James Kreindler, a lawyer for the 9/11 victims suing Saudi Arabia, said his team contacted Mohammed and his co-defendants as part of wide-ranging discovery in the case. “We’re trying to leave no stone unturned,” Mr Kreindler said yesterday. “But who knows whether they’ll ever testify or be honest or be co-operative?”
He added that his clients took no position on the death penalty for Guantanamo defendants.
The legislation to fund victims’ medical claims, signed during a ceremony at the White House Rose Garden yesterday, appropriates funds for all current and future approved claims made through the September 11th Victim Compensation Fund until 2090, at an estimated cost of $US10.2 billion over the next 10 years.
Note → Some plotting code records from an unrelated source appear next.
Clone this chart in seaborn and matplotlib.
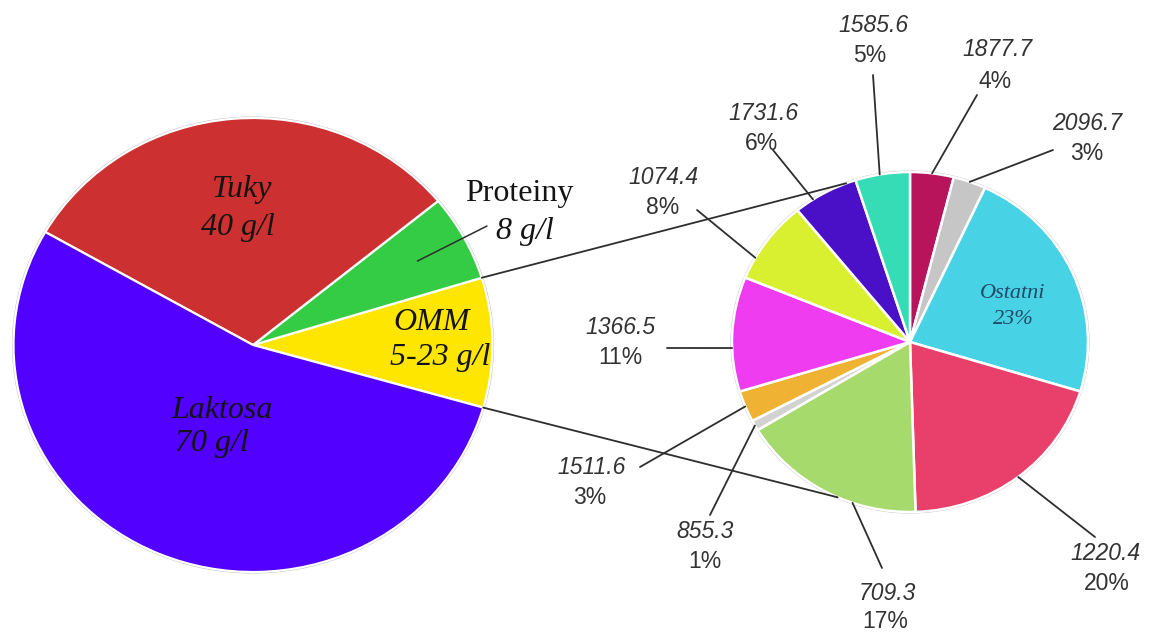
import numpy as np
import matplotlib
matplotlib.use("Agg")
import matplotlib.pyplot as plt
import seaborn as sns

sns.set_theme(style="white")
plt.rcParams["font.family"] = ["Liberation Sans", "DejaVu Sans"]

# --- data -------------------------------------------------------------
# Milk composition (g/l); OMM is given as a 5-23 g/l range
main_names = ["OMM", "Proteiny", "Tuky", "Laktosa"]
main_values = [12, 8, 40, 70]
main_units = ["5-23 g/l", "8 g/l", "40 g/l", "70 g/l"]

# Oligosaccharide (OMM) breakdown: molar mass and share in %
omm_mass = ["1877.7", "2096.7", "Ostatni", "1220.4", "709.3",
            "855.3", "1511.6", "1366.5", "1074.4", "1731.6", "1585.6"]
omm_share = [4, 3, 23, 20, 17, 1, 3, 11, 8, 6, 5]

# --- styling ----------------------------------------------------------
main_colors = ["#FFE600", "#35CC45", "#CC3030", "#5200FF"]
omm_colors = ["#B8145C", "#C6C6C6", "#48D2E6", "#E8406A", "#A6DA6C",
              "#D2D2D2", "#F0B232", "#F03CF0", "#D8F030", "#4A10C8", "#36DCB6"]

W, H = 1149, 633
fig = plt.figure(figsize=(W / 100, H / 100), dpi=100)
fig.patch.set_facecolor("white")

PAD = 1.05


def pie_axes(cx, cy, rx, ry):
    x0, x1 = cx - rx * PAD, cx + rx * PAD
    y0, y1 = cy - ry * PAD, cy + ry * PAD
    return fig.add_axes([x0 / W, 1 - y1 / H, (x1 - x0) / W, (y1 - y0) / H])


def finish_pie(ax):
    ax.set_aspect("auto")
    ax.set_xlim(-PAD, PAD)
    ax.set_ylim(-PAD, PAD)
    ax.axis("off")
    ring = plt.Circle((0, 0), 1.0, fill=False, edgecolor="#BDBDBD", lw=2.2, zorder=0)
    ax.add_patch(ring)


# main pie
ax_l = pie_axes(253, 345, 239.5, 227)
wedges_l, _ = ax_l.pie(main_values, colors=main_colors, startangle=-16,
                       counterclock=True, radius=1.0,
                       wedgeprops=dict(edgecolor="white", linewidth=1.6))
finish_pie(ax_l)

# OMM pie
ax_r = pie_axes(910, 342, 178, 170)
wedges_r, _ = ax_r.pie(omm_share, colors=omm_colors, startangle=90,
                       counterclock=False, radius=1.0,
                       wedgeprops=dict(edgecolor="white", linewidth=1.8))
finish_pie(ax_r)

# overlay in pixel coordinates for lines and labels
ax_o = fig.add_axes([0, 0, 1, 1], zorder=5)
ax_o.set_xlim(0, W)
ax_o.set_ylim(H, 0)
ax_o.axis("off")
ax_o.patch.set_alpha(0)


def pie_point(ax, ang, r=1.0):
    a = np.deg2rad(ang)
    p = ax.transData.transform((r * np.cos(a), r * np.sin(a)))
    return ax_o.transData.inverted().transform(p)


line_kw = dict(color="#2E2E2E", lw=1.3, solid_capstyle="round")

# connectors from the OMM slice to the breakdown pie
omm_w = wedges_l[0]
for ang_l, ang_r in [(omm_w.theta2, 111), (omm_w.theta1, 246)]:
    p0 = pie_point(ax_l, ang_l)
    p1 = pie_point(ax_r, ang_r)
    ax_o.plot([p0[0], p1[0]], [p0[1], p1[1]], **line_kw)

# labels on the main pie
serif = ["Liberation Serif", "DejaVu Serif"]
main_label_pos = {"Tuky": ((242, 190), (238, 228)),
                  "Laktosa": ((222, 410), (212, 444)),
                  "OMM": ((432, 323), (440, 357))}
for name, unit in zip(main_names, main_units):
    if name in main_label_pos:
        (x0, y0), (x1, y1) = main_label_pos[name]
        ax_o.text(x0, y0, name, family=serif, style="italic", fontsize=23,
                  ha="center", va="center", color="#141414")
        ax_o.text(x1, y1, unit, family=serif, style="italic", fontsize=23,
                  ha="center", va="center", color="#141414")
ax_o.text(519, 194, main_names[1], family=serif, fontsize=23,
          ha="center", va="center", color="#141414")
ax_o.text(525, 232, main_units[1], family=serif, style="italic", fontsize=23,
          ha="center", va="center", color="#141414")
p_prot = pie_point(ax_l, (wedges_l[1].theta1 + wedges_l[1].theta2) / 2, 0.78)
ax_o.plot([p_prot[0], 487], [p_prot[1], 226], color="#2E2E2E", lw=1.1)

# labels on the breakdown pie
num_pos = [(997, 50), (1087, 123), None, (1105, 553), (887, 593),
           (705, 532), (592, 468), (620, 327), (663, 177), (763, 113), (873, 25)]
pct_pos = [(995, 81), (1087, 153), None, (1107, 583), (885, 622),
           (705, 562), (590, 498), (620, 358), (663, 207), (762, 143), (870, 55)]
leader_end = [(977, 95), (1053, 150), None, (1095, 537), (882, 568),
              (710, 515), (640, 467), (667, 348), (697, 210), (773, 150), (873, 75)]
# where along each wedge's arc its leader starts (0 = first edge, 1 = second)
leader_frac = [0.5, 0.5, None, 0.5, 0.66, 0.5, 0.5, 0.62, 0.74, 0.71, 0.55]

for i, (w, mass, share) in enumerate(zip(wedges_r, omm_mass, omm_share)):
    if num_pos[i] is None:
        continue
    ang = w.theta1 + leader_frac[i] * (w.theta2 - w.theta1)
    p0 = pie_point(ax_r, ang)
    ax_o.plot([p0[0], leader_end[i][0]], [p0[1], leader_end[i][1]], **line_kw)
    ax_o.text(*num_pos[i], mass, style="italic", fontsize=16.5,
              ha="center", va="center", color="#333333")
    ax_o.text(*pct_pos[i], f"{share}%", fontsize=16.5,
              ha="center", va="center", color="#333333")

# label inside the "Ostatni" slice
ax_o.text(1013, 293, omm_mass[2], family=serif, style="italic", fontsize=16,
          ha="center", va="center", color="#1F4A68")
ax_o.text(1013, 320, f"{omm_share[2]}%", family=serif, style="italic", fontsize=16,
          ha="center", va="center", color="#1F4A68")

fig.savefig("out.png", dpi=100, facecolor="white")
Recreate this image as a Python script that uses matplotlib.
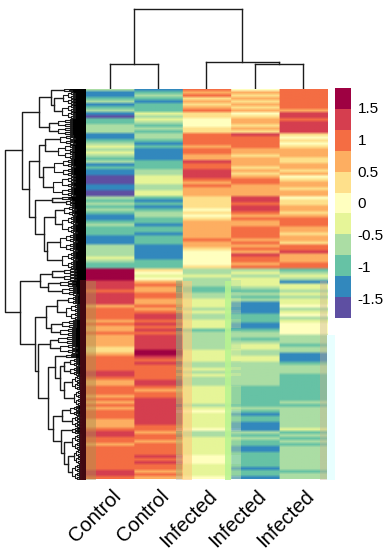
"""Clustered expression heatmap, control vs infected samples."""
import matplotlib
matplotlib.use("Agg")
import matplotlib.pyplot as plt
import numpy as np
from matplotlib.colors import BoundaryNorm, ListedColormap

plt.rcParams["font.family"] = ["Liberation Sans", "DejaVu Sans"]
plt.rcParams["axes.unicode_minus"] = False

W, H = 386, 550
LINE = "#1c1c1c"

samples = ["Control", "Control", "Infected", "Infected", "Infected"]

control_1 = [
    -0.7, -1.3, -1.3, -1, -0.7, -1.3, -1, -0.7, -1.3, -1.6, -1, -1, -0.7, -0.7, -0.7, -1.3,
    -1.3, -1, -0.7, -0.3, -0.7, -0.3, -0.7, -1, -0.7, -1.3, -1, -1.3, -1.3, -1.6, -1.6, -1.6,
    -1.3, -1.3, -1.6, -1.6, -0.7, -1, -0.7, -1, -0.7, -1, -1.3, -1.3, -1, -0.7, -1, -1,
    -1, -1.3, -1.3, -1.3, -0.7, -0.7, -0.7, -0.7, -0.3, -0.7, -1, -1, 1.6, 1.6, 1.6, 1.6,
    1.3, 1.3, 1.3, 1, 1.3, 1.3, 1.3, 1.3, 0.7, 1, 1, 1, 1, 0.7, 1, 0.7, 0.7, 1, 0.7, 0.7,
    0.7, 0.7, 0.3, 0.3, 0.7, 1, 1, 1, 1, 1, 1.3, 1.3, 1,
    0.7, 0.7, 1, 1, 1, 0.7, 1, 0.7, 1, 0.7, 1, 1, 1, 0.7, 0.7, 0.7, 1, 1.3, 1.3, 1, 1, 0.7,
    1, 1, 1, 1, 1, 1, 1, 1, 1.3, 1.3, 1,
]
control_2 = [
    -1.3, -1, -0.7, -1, -1.3, -1, -1, -1, -0.3, -0.7, -0.3, -0.7, -1, -0.7, -1, -0.7,
    -0.7, -1, -1.3, -1, -1.3, -1.3, -1.3, -1.3, -1, -1, -1, -0.7, -0.7, -0.3, -0.3, -0.3,
    -0.7, -0.7, -0.3, -0.3, -1, -1.3, -1, -1.3, -1, -0.7, -0.7, -1, -1, -1.3, -1, -1,
    -1.3, -1, -1, -1, -1.3, -1.3, -1.3, -1.3, -1.3, -1, -1, -1, 0.3, 0, -0.3, 0,
    0.7, 1, 0.7, 0.7, 1, 1, 0.7, 0.7, 1, 0.7, 1, 1.3, 1.3, 1, 1.3, 1, 1.3, 1, 1.3, 1.3,
    1.3, 1.3, 1.3, 1.6, 1.6, 1.3, 1, 1.3, 1, 1, 1, 1, 1,
    1.3, 1.3, 1, 0.7, 1, 1, 1.3, 1.3, 1.3, 1.3, 1.3, 1.3, 1.3, 1.3, 1.3, 1, 1, 0.7, 1, 1,
    0.7, 1, 1, 1, 1, 1.3, 1, 1.3, 1, 1, 0.7, 1, 0.7,
]
infected_1 = [
    1, 0.7, 1, 0.3, 0.7, 0.3, 0.7, 1, 0.3, 0.3, 0, 0, 0, 0.3, 0.3, 1,
    1, 1, 1, 0.7, 1, 1, 0.7, 0.7, 1.3, 1, 1, 1.3, 1.3, 1.3, 1, 0.7,
    1, 0.7, 0.7, 0.7, 0.3, 0.3, 0.3, 0.3, 0, 0.3, 0, 0.3, 0.7, 0.7, 0.7, 0.7,
    0.7, 0.7, 1, 0.7, 0.7, 0.3, 0, 0, 0, 0, 0, 0.3, -0.7, -0.5, -0.3, -0.5,
    -0.7, -0.7, -1, -1, -0.7, -0.5, -0.3, -0.3, -0.3, -0.5, -0.3, -0.7, -0.7, -0.3, -0.3,
    -0.3, -1, -0.7, -0.7, -0.7, -0.7, -0.7, -0.5, -0.3, -0.3, -0.3, -0.3, -0.5, -0.7, -0.3,
    -0.7, -0.3, -0.5,
    -0.7, -0.5, -0.3, -0.3, -0.3, -0.3, -0.3, -0.3, -0.5, -0.3, 0, -0.3, -0.3, -0.3, -0.3,
    -0.3, 0, -0.5, -0.5, -0.3, -0.3, -0.3, -0.3, -0.3, -0.3, 0, 0, 0, -0.3, -0.3, -0.3,
    -0.3, 0,
]
infected_2 = [
    0, 0.7, 0.3, 0.7, 0.3, 0.7, 0.3, 0.7, 0, 0.3, 0.7, 0.7, 0.3, 0.7, 0.3, 1.3,
    1, 1, 1, 1, 0.7, 0.7, 0.3, 0.7, 0.7, 0.7, 0.3, 0.7, 0.3, 0.7, 1, 1,
    0.7, 0.7, 0.7, 0.7, 1.3, 1.3, 1, 1.3, 1.3, 1, 0.7, 1, 0.7, 0.7, 1, 1,
    1, 1, 0.7, 1, 0.7, 1, 0.7, 1.3, 1, 1, 0.7, 1, -0.7, -0.3, -0.5, -0.3,
    -0.3, -0.3, -0.7, -1, -0.7, -1, -0.7, -1.3, -1.3, -1.3, -1.3, -1, -1, -1, -1.3, -1.3,
    -1, -0.7, -0.7, -1, -0.7, -0.3, -0.3, -0.7, -0.5, -0.3, -0.3, -0.7, -0.7, -0.7, -0.7,
    -0.7, -0.7,
    -0.7, -0.7, -1, -1, -1, -1, -1, -1, -1, -0.7, -1, -1.3, -1, -1, -1.3, -1.3, -1.3, -0.7,
    -1, -0.7, -1, -1, -1.3, -1.3, -1, -1, -1, -1, -1, -1.3, -1, -1, -1.3,
]
infected_3 = [
    1, 1, 1, 1, 1, 1, 1, 0.7, 1.3, 1.3, 1, 1.3, 1.3, 1.3, 1.3, 0.3,
    0, 0.3, 0, 0.3, 0.7, 0.7, 0.7, 0.3, 0.3, 0.7, 0.7, 0.3, 0.7, 0, 0.3, 0.7,
    0.7, 0.3, 0.7, 0.7, 0, 0.3, 0.3, 0.7, 0.7, 0.3, 0.7, 1, 1, 1, 0.7, 0.7,
    0.3, 0.7, 0.7, 0.3, 1, 1, 1.3, 0.7, 0.7, 0.7, 1, 1, -1, -0.7, -0.3, -0.5,
    -1.3, -0.3, -0.3, -0.5, -0.3, -0.5, -0.3, -0.3, 0, -0.5, -0.3, 0, -0.7, -0.3, 0, 0,
    0, 0, -0.7, -0.7, -0.7, -1, -0.7, -0.7, -1.3, -1.3, -1.3, -1, -0.7, -0.7, -0.7, -1, -1,
    -1, -1, -1, -1, -1, -1, -1, -0.7, -1, -0.7, -0.7, -0.7, -0.7, -0.7, -0.7, -0.7, -0.3,
    -1, -0.7, -1, -0.7, -1, -0.7, -0.7, -0.7, -0.7, -0.7, -0.7, -0.5, -0.7, -1, -0.7, -0.7,
]

level_colors = ["#5e4fa2", "#3288bd", "#66c2a5", "#abdda4", "#e6f598", "#ffffbf",
                "#fee08b", "#fdae61", "#f46d43", "#d53e4f", "#9e0142"]
level_breaks = [-1.8, -1.47, -1.15, -0.82, -0.49, -0.16, 0.16, 0.49, 0.82, 1.15, 1.47, 1.8]
legend_ticks = [-1.5, -1, -0.5, 0, 0.5, 1, 1.5]
legend_labels = ["-1.5", "-1", "-0.5", "0", "0.5", "1", "1.5"]

# sample tree: merges as (left x, right x, merge height), x in column units
col_merges = [(0.5, 1.5, 24.5), (3.5, 4.5, 25), (2.5, 4.0, 27), (1.0, 3.25, 80)]
col_stems = [(0.5, 24.5), (1.5, 24.5), (2.5, 27), (3.5, 25), (4.5, 25)]

# gene tree: (x of the join, upper, lower), or (x of the join, number of leaves) for a twig
row_tree = (5,
    (21.7,
        (39,
            (51, (64, 3), (54, (63, 13), (62, 14))),
            (48.7, (58, 8), (58, 8))),
        (28.7,
            (39.3,
                (44.7, (60, 10), (58, 14)),
                (43.3, (54, 18), (53, 20))),
            (35,
                (52, (62, 3), (66, 6)),
                (44.3,
                    (54.6, (64, 10), (62, 18)),
                    (46.7, (60, 18), (62, 17)))))),
    (20,
        (40,
            (52, (64, 6), (64, 6)),
            (48, (60, 6), (62, 9))),
        (34.7,
            (46,
                (56.7, (68, 8), (66, 16)),
                (51, (62, 8), (60, 8))),
            (37.7,
                (50, (58, 8), (60, 10)),
                (48,
                    (55, (66, 4),
                        (60,
                            (64, (70, 9), (70, 9)),
                            (64, (72, 14), (74, 16)))),
                    (52.7,
                        (62, (70, 10), (72, 12)),
                        (60.7, (72, 6),
                            (64, (72, 16),
                                (68, (74, 14), (72, 16))))))))))


def px_axes(fig, x0, y0, x1, y1):
    return fig.add_axes([x0 / W, 1 - y1 / H, (x1 - x0) / W, (y1 - y0) / H])


def draw_twig(ax, x, y0, n, edge):
    # fine splits close to the leaves, they merge into the black band
    if n <= 1 or x >= edge:
        for i in range(n):
            ax.plot([x, 85.5], [y0 + i + 0.5] * 2, color="black", lw=0.8)
        return y0 + n / 2
    n1 = max(1, int(n * 0.55))
    step = max(2.0, (edge - x) / 2.5)
    a = draw_twig(ax, x + step, y0, n1, edge)
    b = draw_twig(ax, x + step, y0 + n1, n - n1, edge)
    ax.plot([x + step, x, x, x + step], [a, a, b, b], color=LINE, lw=0.8)
    return (a + b) / 2


def draw_tree(ax, node, y0):
    # returns (y of the node, first free leaf position)
    if len(node) == 2:
        edge = 76 if y0 < 180 else 79.5
        return draw_twig(ax, node[0], y0, node[1], edge), y0 + node[1]
    x = node[0]
    ya, y1 = draw_tree(ax, node[1], y0)
    yb, y2 = draw_tree(ax, node[2], y1)
    xa = node[1][0]
    xb = node[2][0]
    ax.plot([xa, x, x, xb], [ya, ya, yb, yb], color=LINE, lw=1.0)
    return (ya + yb) / 2, y2


def main():
    columns = [control_1, control_2, infected_1, infected_2, infected_3]
    assert all(len(c) == 130 for c in columns), [len(c) for c in columns]
    values = np.array(columns).T
    n_rows = values.shape[0]
    cmap = ListedColormap(level_colors)
    norm = BoundaryNorm(level_breaks, cmap.N)

    fig = plt.figure(figsize=(W / 100, H / 100), dpi=100)

    ax_row = px_axes(fig, 0, 88.5, 85.5, 479.5)
    draw_tree(ax_row, row_tree, 0)
    ax_row.set_xlim(0, 85.5)
    ax_row.set_ylim(391, 0)
    ax_row.axis("off")

    ax_col = px_axes(fig, 85.5, 0, 327, 88.5)
    for x0, x1, h in col_merges:
        ax_col.plot([x0, x1], [h, h], color=LINE, lw=1.0)
    ax_col.plot([1.0, 1.0], [24.5, 80], color=LINE, lw=1.0)
    ax_col.plot([3.25, 3.25], [27, 80], color=LINE, lw=1.0)
    ax_col.plot([4.0, 4.0], [25, 27], color=LINE, lw=1.0)
    for x, h in col_stems:
        ax_col.plot([x, x], [0, h], color=LINE, lw=1.0)
    ax_col.set_xlim(0, 5)
    ax_col.set_ylim(0, 88.5)
    ax_col.axis("off")

    ax = px_axes(fig, 85.5, 88.5, 327, 479.5)
    ax.patch.set_alpha(0)
    # widen the cells so the soft resampling only blurs along the rows' edges
    im = ax.imshow(np.repeat(values, 48, axis=1), cmap=cmap, norm=norm, aspect="auto",
                   interpolation="bilinear", interpolation_stage="rgba",
                   extent=(0, 5, n_rows, 0))

    # the lower half of the source figure has pale ghost bands at the column edges
    px = lambda v: (v - 85.5) / 48.3
    start = 64
    lower = values[start:]
    lower_top = 1 - start / n_rows
    ghost_sources = [(176, 182, 2, 0.5), (231, 241, 2, 0.35)]
    for x0, x1, col, alpha in ghost_sources:
        ax.imshow(lower[:, [col]], cmap=cmap, norm=norm, aspect="auto", alpha=alpha,
                  interpolation="nearest", extent=(px(x0), px(x1), n_rows, start))
    ghost_fills = [(85.5, 96, "#a89050", 0.45), (176, 182, "#000000", 0.12),
                   (182, 192, "#ffc87a", 0.55), (225, 231, "#b8f490", 0.85),
                   (320, 327, "#c8b090", 0.4)]
    for x0, x1, color, alpha in ghost_fills:
        ax.axvspan(px(x0), px(x1), ymin=0, ymax=lower_top, color=color, alpha=alpha, lw=0)
    ax.axvspan(px(327), px(335), ymin=0, ymax=1 - (335 - 88.5) / 391, color="#e8ffff",
               lw=0, clip_on=False)
    ax.axvspan(px(80), 0, ymin=0, ymax=1 - (280 - 88.5) / 391, color="#4a0a14",
               alpha=0.9, lw=0, clip_on=False)
    ax.set_xlim(0, 5)
    ax.set_ylim(n_rows, 0)
    ax.set_yticks([])
    ax.set_xticks([])
    for side in ax.spines.values():
        side.set_visible(False)
    for i, name in enumerate(samples):
        ax.annotate(name, xy=(i + 0.5, n_rows), xytext=(1, -5), textcoords="offset points",
                    rotation=45, rotation_mode="anchor", ha="right", va="top",
                    fontsize=14.5, color="black", annotation_clip=False)

    cax = px_axes(fig, 335, 88, 350.5, 318)
    cbar = fig.colorbar(im, cax=cax, ticks=legend_ticks, spacing="proportional")
    cbar.set_ticklabels(legend_labels)
    cbar.outline.set_visible(False)
    cbar.ax.minorticks_off()
    cbar.ax.tick_params(length=0, labelsize=11, pad=5)

    fig.savefig("out.png", dpi=100)


if __name__ == "__main__":
    main()
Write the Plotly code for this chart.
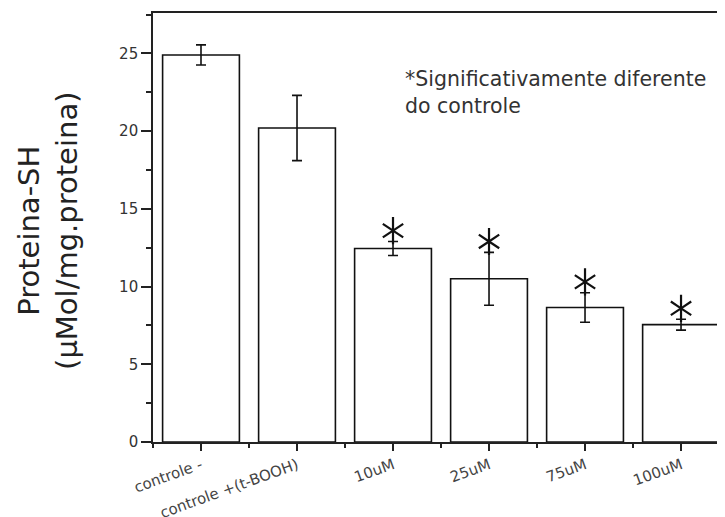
import plotly.graph_objects as go

categories = ["controle -", "controle +(t-BOOH)", "10uM", "25uM", "75uM", "100uM"]
means = [24.9, 20.2, 12.45, 10.5, 8.65, 7.55]
errors = [0.65, 2.1, 0.45, 1.7, 0.95, 0.35]
significant = [False, False, True, True, True, True]
y_ticks = [0, 5, 10, 15, 20, 25]

x_pos = list(range(len(categories)))
font_family = "DejaVu Sans"

fig = go.Figure()
fig.add_trace(go.Bar(
    x=x_pos, y=means, width=0.8,
    marker=dict(color="white", line=dict(color="#111", width=1.6)),
    error_y=dict(type="data", array=errors, visible=True, color="#111", thickness=1.6, width=5),
    showlegend=False,
))

sig_x = [x for x, s in zip(x_pos, significant) if s]
sig_y = [m + e + 0.7 for m, e, s in zip(means, errors, significant) if s]
for sym in ["y-up-open", "y-down-open"]:
    fig.add_trace(go.Scatter(
        x=sig_x, y=sig_y, mode="markers",
        marker=dict(symbol=sym, size=17, color="#111", line=dict(color="#111", width=2.2)),
        showlegend=False, hoverinfo="skip",
    ))

# the page body adds an 8px offset, so the figure is sized to fit the 725x517 window
fig.update_layout(
    width=717, height=509,
    margin=dict(l=145, r=0, t=5, b=75, autoexpand=False),
    paper_bgcolor="white", plot_bgcolor="white",
    font=dict(family=font_family, color="#333"),
    bargap=0.2,
)
fig.update_xaxes(
    range=[-0.5, 5.458], automargin=False,
    tickvals=x_pos, ticktext=categories, tickangle=-20,
    tickfont=dict(size=15, color="#444"),
    ticks="outside", ticklen=7, tickcolor="#222", tickwidth=1.5,
    minor=dict(ticks="outside", ticklen=4, tick0=0.5, dtick=1, tickcolor="#222", tickwidth=1.5),
    showline=True, linecolor="#222", linewidth=1.6, mirror=True,
    showgrid=False, zeroline=False,
)
fig.update_yaxes(
    range=[0, 27.6], automargin=False,
    tickvals=y_ticks,
    tickfont=dict(size=15, color="#333"),
    ticks="outside", ticklen=10, tickcolor="#222", tickwidth=1.5,
    minor=dict(ticks="outside", ticklen=5, tick0=0, dtick=2.5, tickcolor="#222", tickwidth=1.5),
    showline=True, linecolor="#222", linewidth=1.6,
    showgrid=False, zeroline=False,
)

fig.add_annotation(
    xref="paper", yref="paper", x=0, y=0.492, xshift=-105,
    xanchor="center", yanchor="middle", textangle=-90,
    text="Proteina-SH<br>(µMol/mg.proteina)", showarrow=False,
    font=dict(size=29, color="#222", family=font_family),
)
fig.add_annotation(
    xref="paper", yref="paper", x=0, y=1, xshift=250, yshift=-52,
    xanchor="left", yanchor="top", align="left",
    text="*Significativamente diferente<br>do controle", showarrow=False,
    font=dict(size=20.5, color="#333", family=font_family),
)

fig.write_html("out.html")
“You have gone far beyond your duty to us, and today we strive to fulfil our sacred duty to you,” Mr Trump told first responders, families of victims and survivors of the attacks who attended the White House event. The legislation passed the Senate last week and the House of Representatives earlier this month, both with overwhelming bipartisan support. The fund was established to compensate the victims of the 2001 terrorist attacks as well as relatives of those who were killed and first responders who suffered health consequences from exposure to debris at the sites.
Comedian Jon Stewart, who castigated congress last month when he took the first responders’s cause to the house judiciary committee, was not at yesterday’s signing ceremony.